[A run of records]
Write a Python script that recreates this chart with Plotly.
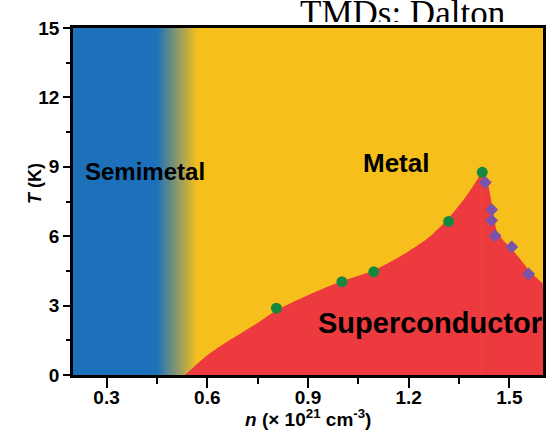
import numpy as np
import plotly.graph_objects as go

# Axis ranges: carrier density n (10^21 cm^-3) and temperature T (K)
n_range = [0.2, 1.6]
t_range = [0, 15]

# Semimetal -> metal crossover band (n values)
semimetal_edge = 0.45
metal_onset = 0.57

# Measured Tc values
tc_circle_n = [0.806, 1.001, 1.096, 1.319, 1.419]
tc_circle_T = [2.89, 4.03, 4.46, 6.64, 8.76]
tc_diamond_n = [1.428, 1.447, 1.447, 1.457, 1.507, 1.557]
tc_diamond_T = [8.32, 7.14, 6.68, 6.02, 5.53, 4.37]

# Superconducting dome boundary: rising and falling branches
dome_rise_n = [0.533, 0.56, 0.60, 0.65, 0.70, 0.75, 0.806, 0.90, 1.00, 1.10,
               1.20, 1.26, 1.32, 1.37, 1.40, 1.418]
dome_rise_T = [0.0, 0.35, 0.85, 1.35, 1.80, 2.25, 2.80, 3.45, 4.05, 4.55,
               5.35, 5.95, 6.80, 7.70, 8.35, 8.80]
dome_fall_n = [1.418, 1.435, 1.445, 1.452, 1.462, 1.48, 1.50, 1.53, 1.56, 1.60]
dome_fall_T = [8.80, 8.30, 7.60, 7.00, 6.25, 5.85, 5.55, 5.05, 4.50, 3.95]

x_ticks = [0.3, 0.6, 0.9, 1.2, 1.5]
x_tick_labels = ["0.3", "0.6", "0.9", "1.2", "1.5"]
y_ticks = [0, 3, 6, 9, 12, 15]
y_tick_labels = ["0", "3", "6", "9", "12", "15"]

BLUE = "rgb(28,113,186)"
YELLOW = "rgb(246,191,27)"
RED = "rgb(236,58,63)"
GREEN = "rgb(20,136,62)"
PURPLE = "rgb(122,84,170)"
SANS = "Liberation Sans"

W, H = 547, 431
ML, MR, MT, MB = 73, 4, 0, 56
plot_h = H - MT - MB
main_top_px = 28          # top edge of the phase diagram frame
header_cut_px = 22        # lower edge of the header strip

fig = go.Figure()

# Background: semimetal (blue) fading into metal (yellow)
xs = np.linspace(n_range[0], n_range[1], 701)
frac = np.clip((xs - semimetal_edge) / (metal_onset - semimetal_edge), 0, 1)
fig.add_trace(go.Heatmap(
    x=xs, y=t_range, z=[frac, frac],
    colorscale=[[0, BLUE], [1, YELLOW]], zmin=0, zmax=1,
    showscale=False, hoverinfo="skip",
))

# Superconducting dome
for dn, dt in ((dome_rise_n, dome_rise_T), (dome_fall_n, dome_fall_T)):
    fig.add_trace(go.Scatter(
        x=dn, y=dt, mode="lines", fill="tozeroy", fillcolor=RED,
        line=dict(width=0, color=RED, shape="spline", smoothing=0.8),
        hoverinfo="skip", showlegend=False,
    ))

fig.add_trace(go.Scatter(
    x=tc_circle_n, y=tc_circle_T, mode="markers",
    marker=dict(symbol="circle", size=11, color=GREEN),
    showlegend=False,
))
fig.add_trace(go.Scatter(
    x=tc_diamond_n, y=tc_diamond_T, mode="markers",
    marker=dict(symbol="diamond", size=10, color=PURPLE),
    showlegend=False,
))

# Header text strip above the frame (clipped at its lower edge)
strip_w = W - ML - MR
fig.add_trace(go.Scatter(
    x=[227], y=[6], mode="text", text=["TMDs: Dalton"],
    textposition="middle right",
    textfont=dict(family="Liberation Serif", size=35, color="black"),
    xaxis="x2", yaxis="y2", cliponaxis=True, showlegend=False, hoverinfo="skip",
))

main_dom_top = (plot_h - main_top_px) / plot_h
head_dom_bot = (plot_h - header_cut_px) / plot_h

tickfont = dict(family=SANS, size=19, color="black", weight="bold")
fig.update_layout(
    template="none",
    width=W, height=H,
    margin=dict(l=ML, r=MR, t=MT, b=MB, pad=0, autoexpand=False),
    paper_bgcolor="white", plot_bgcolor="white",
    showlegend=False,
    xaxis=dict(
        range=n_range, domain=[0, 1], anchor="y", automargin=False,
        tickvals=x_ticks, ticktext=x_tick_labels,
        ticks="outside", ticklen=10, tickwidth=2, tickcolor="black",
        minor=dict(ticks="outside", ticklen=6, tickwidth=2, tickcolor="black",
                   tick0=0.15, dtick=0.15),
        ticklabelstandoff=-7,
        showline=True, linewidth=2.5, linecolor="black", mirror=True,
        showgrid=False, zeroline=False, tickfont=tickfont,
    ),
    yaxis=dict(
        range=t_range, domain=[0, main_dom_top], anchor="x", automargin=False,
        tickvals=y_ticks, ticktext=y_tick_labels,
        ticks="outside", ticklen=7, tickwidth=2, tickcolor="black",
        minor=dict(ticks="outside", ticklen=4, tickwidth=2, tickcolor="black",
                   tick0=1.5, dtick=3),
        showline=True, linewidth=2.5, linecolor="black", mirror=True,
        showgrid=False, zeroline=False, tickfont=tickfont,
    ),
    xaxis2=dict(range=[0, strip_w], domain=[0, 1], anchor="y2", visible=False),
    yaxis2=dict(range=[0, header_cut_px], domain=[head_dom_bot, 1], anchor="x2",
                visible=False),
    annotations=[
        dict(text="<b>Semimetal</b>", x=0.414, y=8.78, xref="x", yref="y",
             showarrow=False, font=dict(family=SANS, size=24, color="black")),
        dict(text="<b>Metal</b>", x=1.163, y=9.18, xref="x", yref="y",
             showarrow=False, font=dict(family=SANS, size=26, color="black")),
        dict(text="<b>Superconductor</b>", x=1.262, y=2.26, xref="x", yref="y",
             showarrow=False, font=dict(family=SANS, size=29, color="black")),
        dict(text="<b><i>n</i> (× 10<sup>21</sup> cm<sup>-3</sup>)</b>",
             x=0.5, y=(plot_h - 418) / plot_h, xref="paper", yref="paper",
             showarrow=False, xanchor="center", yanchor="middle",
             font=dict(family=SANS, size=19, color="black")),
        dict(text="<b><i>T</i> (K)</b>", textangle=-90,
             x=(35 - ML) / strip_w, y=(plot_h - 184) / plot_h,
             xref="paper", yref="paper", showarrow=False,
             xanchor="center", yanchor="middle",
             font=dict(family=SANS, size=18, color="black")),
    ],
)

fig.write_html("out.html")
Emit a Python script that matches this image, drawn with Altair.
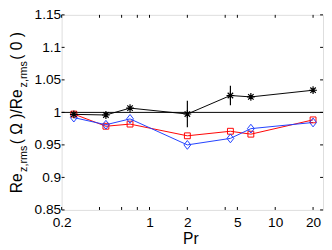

> **Challenge**:
Write out nothing but the lines from the start of the data through the line with "metal_onset = 0.57". Leave out the pictures.

> **Final result**:
Write a Python script that recreates this chart with Plotly.
import numpy as np
import plotly.graph_objects as go

# Axis ranges: carrier density n (10^21 cm^-3) and temperature T (K)
n_range = [0.2, 1.6]
t_range = [0, 15]

# Semimetal -> metal crossover band (n values)
semimetal_edge = 0.45
metal_onset = 0.57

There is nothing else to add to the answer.